→ **SUPPLIED MATERIAL**:
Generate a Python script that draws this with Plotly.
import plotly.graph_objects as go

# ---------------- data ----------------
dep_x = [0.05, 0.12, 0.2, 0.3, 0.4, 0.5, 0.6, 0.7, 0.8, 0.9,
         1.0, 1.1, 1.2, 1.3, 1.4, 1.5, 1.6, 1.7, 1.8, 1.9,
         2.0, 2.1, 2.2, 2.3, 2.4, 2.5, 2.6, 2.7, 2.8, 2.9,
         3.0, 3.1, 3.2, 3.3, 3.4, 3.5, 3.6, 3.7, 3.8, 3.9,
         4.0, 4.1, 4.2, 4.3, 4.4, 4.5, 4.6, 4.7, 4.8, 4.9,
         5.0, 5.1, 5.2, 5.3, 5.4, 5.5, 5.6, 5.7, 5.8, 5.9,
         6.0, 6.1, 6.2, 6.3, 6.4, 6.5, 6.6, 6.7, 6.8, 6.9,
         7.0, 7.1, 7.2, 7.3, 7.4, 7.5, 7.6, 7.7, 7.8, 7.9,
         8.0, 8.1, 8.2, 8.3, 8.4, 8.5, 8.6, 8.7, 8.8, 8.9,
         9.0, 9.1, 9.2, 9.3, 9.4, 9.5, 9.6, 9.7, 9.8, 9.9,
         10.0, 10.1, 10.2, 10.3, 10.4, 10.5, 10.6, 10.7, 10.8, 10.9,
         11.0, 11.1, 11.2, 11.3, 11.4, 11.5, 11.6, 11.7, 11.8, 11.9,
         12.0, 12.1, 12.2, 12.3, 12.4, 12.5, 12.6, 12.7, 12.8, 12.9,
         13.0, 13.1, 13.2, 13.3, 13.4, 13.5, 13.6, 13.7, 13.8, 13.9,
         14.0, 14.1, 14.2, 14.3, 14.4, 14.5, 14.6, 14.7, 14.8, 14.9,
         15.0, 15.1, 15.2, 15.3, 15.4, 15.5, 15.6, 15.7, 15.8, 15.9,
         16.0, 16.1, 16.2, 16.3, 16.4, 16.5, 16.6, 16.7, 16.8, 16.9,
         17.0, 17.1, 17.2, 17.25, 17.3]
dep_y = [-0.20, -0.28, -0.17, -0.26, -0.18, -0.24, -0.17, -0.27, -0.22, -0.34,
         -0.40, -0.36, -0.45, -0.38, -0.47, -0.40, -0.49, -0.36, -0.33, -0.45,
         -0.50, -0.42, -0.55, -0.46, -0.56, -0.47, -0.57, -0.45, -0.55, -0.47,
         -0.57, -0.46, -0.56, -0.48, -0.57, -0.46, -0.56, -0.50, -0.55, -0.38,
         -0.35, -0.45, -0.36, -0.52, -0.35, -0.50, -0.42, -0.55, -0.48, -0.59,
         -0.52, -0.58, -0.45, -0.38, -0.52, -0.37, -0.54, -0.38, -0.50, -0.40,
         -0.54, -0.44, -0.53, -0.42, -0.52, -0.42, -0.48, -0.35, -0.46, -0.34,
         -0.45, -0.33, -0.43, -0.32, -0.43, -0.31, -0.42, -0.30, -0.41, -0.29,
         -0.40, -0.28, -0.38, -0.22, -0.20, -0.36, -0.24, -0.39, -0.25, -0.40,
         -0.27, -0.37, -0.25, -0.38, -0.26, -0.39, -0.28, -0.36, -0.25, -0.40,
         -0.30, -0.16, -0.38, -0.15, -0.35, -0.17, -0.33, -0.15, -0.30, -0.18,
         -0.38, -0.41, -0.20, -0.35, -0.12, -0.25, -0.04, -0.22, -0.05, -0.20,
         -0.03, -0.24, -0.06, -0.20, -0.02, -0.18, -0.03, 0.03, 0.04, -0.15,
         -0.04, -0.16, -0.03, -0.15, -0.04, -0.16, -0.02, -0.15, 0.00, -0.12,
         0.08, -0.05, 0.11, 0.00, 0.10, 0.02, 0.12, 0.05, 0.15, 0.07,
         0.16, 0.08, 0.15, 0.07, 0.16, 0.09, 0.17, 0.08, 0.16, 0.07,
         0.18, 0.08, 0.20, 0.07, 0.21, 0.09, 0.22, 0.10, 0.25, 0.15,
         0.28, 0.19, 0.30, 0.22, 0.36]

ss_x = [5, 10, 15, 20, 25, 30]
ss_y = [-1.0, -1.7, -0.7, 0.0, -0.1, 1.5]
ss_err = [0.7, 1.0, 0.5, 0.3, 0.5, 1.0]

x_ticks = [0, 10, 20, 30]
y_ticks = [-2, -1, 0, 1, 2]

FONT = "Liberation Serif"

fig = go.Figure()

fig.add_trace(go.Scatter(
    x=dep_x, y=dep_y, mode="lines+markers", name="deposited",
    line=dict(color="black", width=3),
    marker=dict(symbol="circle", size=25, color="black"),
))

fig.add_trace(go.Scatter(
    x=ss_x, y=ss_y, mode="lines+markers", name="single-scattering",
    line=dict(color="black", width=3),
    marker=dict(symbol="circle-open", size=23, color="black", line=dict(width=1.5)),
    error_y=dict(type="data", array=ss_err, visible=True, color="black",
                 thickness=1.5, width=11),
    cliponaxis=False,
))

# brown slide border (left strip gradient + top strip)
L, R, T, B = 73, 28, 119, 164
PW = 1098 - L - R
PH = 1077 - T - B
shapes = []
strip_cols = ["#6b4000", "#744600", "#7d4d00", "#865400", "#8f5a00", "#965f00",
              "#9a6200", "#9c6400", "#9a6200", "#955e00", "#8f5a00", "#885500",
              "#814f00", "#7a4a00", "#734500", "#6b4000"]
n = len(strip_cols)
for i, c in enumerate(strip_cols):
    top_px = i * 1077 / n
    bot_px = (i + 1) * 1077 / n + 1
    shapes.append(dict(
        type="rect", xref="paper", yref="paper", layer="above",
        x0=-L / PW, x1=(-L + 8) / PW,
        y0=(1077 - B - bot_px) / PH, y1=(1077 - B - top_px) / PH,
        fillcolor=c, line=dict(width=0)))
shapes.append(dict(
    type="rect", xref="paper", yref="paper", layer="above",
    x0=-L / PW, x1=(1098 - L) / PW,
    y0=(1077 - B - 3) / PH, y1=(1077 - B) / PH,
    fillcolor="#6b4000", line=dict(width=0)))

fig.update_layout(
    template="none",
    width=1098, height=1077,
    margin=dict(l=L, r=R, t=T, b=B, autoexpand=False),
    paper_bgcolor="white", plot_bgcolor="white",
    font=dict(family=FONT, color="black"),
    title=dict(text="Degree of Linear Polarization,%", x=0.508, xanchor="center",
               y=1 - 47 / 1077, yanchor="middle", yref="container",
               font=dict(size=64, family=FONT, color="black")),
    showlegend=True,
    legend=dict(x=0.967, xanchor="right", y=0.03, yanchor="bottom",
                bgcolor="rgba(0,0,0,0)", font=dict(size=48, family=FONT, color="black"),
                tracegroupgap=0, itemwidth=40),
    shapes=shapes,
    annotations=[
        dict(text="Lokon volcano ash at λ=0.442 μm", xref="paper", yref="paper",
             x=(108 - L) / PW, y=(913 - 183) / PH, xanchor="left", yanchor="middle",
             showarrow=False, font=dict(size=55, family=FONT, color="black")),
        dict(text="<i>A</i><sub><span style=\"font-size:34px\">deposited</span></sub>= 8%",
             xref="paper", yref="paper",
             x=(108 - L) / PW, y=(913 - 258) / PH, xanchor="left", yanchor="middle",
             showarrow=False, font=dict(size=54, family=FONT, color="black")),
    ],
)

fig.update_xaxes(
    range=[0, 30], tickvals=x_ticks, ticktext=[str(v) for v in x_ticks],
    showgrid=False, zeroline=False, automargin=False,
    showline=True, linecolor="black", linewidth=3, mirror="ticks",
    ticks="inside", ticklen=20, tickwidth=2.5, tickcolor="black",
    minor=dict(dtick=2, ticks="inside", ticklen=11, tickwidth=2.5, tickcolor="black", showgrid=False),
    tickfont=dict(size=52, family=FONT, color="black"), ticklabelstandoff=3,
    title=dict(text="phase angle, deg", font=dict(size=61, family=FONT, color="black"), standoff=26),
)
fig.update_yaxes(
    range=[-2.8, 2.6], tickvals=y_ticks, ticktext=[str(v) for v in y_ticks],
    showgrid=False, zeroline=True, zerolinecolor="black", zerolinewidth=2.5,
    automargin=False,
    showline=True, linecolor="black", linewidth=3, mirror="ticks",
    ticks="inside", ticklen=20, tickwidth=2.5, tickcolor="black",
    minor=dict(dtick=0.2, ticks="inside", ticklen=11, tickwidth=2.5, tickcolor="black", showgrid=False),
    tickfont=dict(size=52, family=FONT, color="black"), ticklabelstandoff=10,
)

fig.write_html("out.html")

→ **WHAT TO DO**: Quote the listing word for word from its first line through the line in which "import plotly.graph_objects as go" appears.

→ **FULL OUTPUT**:
Generate a Python script that draws this with Plotly.
import plotly.graph_objects as go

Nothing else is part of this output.